Es gibt im übrigen derzeit weder in der Wirtschafts- noch in der Finanzwelt irgend jemanden, der ernsthaft über eine Rückkehr zur D-Mark nachdenkt.

Und nicht zuletzt bedeutet ein deutscher Alleingang kulturell einen historischen Rückfall in Zustände, die sich niemand ernsthaft wünschen kann. Auch um den sozialen Frieden müssten wir uns Sorgen machen.

Der Euro ist mehr als nur ein Zahlungsmittel.

Hinter ihm steht eine Gemeinschaft von Staaten, die noch dabei ist zusammen zu wachsen. Möglicherweise ist die Einführung des Euro zu früh erfolgt. Die Entwicklung in den einzelnen Ländern und Regionen Europas verlief und verläuft ungleichmäßig. Das kann auf einem so heterogenen Kontinent nicht anders sein. Die Produktivität, die Innovationskraft und die innere Struktur verlangen ein hohes Maß an Solidarität. Dazu muss man sich auch von nationalen Egoismen verabschieden. Dieser Prozess dauert wesentlich länger, als viele geglaubt haben. Aber noch vor einer Generation war er nicht einmal überhaupt für denkbar gehalten worden.

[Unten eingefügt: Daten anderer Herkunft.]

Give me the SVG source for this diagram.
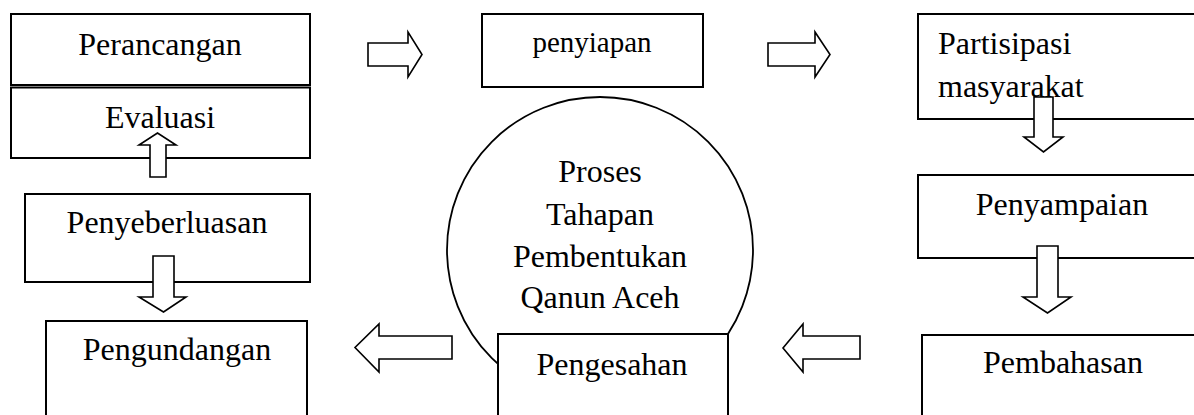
<svg xmlns="http://www.w3.org/2000/svg" width="1194" height="415" viewBox="0 0 1194 415">
<style>
.box{fill:#fff;stroke:#000;stroke-width:2}
.circ{fill:#fff;stroke:#000;stroke-width:1.8}
.arr{fill:#fff;stroke:#000;stroke-width:1.6;stroke-linejoin:miter}
.t{font-family:'Liberation Serif','DejaVu Serif',serif;font-size:32px;fill:#000}
.c{text-anchor:middle}
.s{font-size:29px}
</style>
<rect width="1194" height="415" fill="#fff"/>
<g id="node-circle">
<circle class="circ" cx="600" cy="250" r="153"/>
<text class="t c" x="600" y="182">Proses</text>
<text class="t c" x="600" y="225">Tahapan</text>
<text class="t c" x="600" y="267">Pembentukan</text>
<text class="t c" x="600" y="308">Qanun Aceh</text>
</g>
<g id="node-perancangan">
<rect class="box" x="11" y="14" width="299" height="71"/>
<text class="t c" x="160" y="55">Perancangan</text>
</g>
<g id="node-evaluasi">
<rect class="box" x="11" y="87.5" width="299" height="70.5"/>
<text class="t c" x="160" y="128">Evaluasi</text>
</g>
<g id="node-penyeberluasan">
<rect class="box" x="25" y="194" width="285" height="88"/>
<text class="t c" x="167" y="233">Penyeberluasan</text>
</g>
<g id="node-pengundangan">
<rect class="box" x="46" y="321" width="261" height="110"/>
<text class="t c" x="177" y="360">Pengundangan</text>
</g>
<g id="node-pengesahan">
<rect class="box" x="498" y="334" width="230" height="100"/>
<text class="t c" x="612" y="375">Pengesahan</text>
</g>
<g id="node-penyiapan">
<rect class="box" x="482" y="14" width="221" height="73"/>
<text class="t c s" x="592" y="52">penyiapan</text>
</g>
<g id="node-partisipasi">
<rect class="box" x="918" y="14" width="290" height="105"/>
<text class="t" x="938" y="54">Partisipasi</text>
<text class="t" x="938" y="97">masyarakat</text>
</g>
<g id="node-penyampaian">
<rect class="box" x="918" y="175" width="290" height="83"/>
<text class="t c" x="1062" y="215">Penyampaian</text>
</g>
<g id="node-pembahasan">
<rect class="box" x="922" y="335" width="290" height="100"/>
<text class="t c" x="1063" y="373">Pembahasan</text>
</g>
<g id="connectors">
<polygon class="arr" points="368,43 408,43 408,32 422,54.5 408,77 408,66 368,66"/>
<polygon class="arr" points="768,43 815,43 815,32 830,54.5 815,77 815,66 768,66"/>
<polygon class="arr" points="1034,97 1053,97 1053,137 1063,137 1043.5,152 1024,137 1034,137"/>
<polygon class="arr" points="1037,246 1058,246 1058,297 1071,297 1047.5,313 1023,297 1037,297"/>
<polygon class="arr" points="860,336 860,359 803,359 803,372 783,348 803,324 803,336"/>
<polygon class="arr" points="452,336 452,359 379,359 379,372 355,347.5 379,324 379,336"/>
<polygon class="arr" points="153,256 174,256 174,297 186,297 163.5,312 139,297 153,297"/>
<polygon class="arr" points="150,177 166,177 166,145 176,145 157.5,133 139,145 150,145"/>
</g>
</svg>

Der Ruf nach der D-Mark ist nicht nur unrealistisch. Er hilft weder uns in Deutschland noch unseren Nachbarn.

„Der Abschied von der D-Mark war ein Abschied für immer. Wenn Deutschland die Währungsunion verlässt, stürzt Europa ins Chaos – und die deutsche Wirtschaft kippt in die nächste Rezession.“ (Focus-Online am 19.05.2010) Die Deutsche Mark ist Geschichte.